Frequently asked questions

What should be included in an L&D budget?

  • An L&D budget typically includes people (L&D staff and contractors), platforms and tools, vendors/content, delivery ops (travel, facilities, materials), and measurement/reporting.
  • How much should you budget per employee for learning and development?

  • Benchmarks vary widely by industry and company size. Many organizations use per-employee benchmarks as a starting point, then adjust based on required programs and strategic priorities.
  • What are the most common L&D budget models?

  • Common models include program-based funding, cost-per-head allocations, team/BU budgets, individual learning stipends, and chargeback/showback for variable demand. Many enterprises blend two or more.
  • What’s the difference between an L&D budget and an L&D cost center?

  • An L&D budget is the spend plan. A cost center is the operating model behind it, with ownership, allocation rules, and governance that clarify who funds what and how costs are tracked.
  • How do you calculate the true cost of a training program?

  • Include direct costs (vendors, tools, content, travel/materials), internal labor (L&D + SMEs), and learner time. For high-impact programs, isolate the program’s contribution to outcomes before calculating ROI.
  • When should you use the Phillips ROI method for L&D?

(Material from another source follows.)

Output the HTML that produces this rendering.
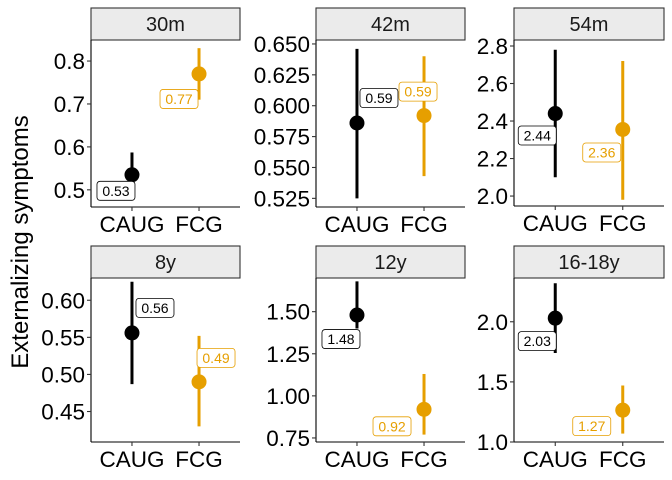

  • Use it for expensive, strategic, or executive-visible programs where leadership expects a quantified business case. For smaller programs, unit costs and outcome indicators are often enough.
  • How do you justify an L&D budget to Finance?

    cUse a clear cost taxonomy, define unit-cost metrics (cost per completion, learning hour, proficiency), and connect priority programs to measurable outcomes like time-to-proficiency, quality, productivity, or revenue.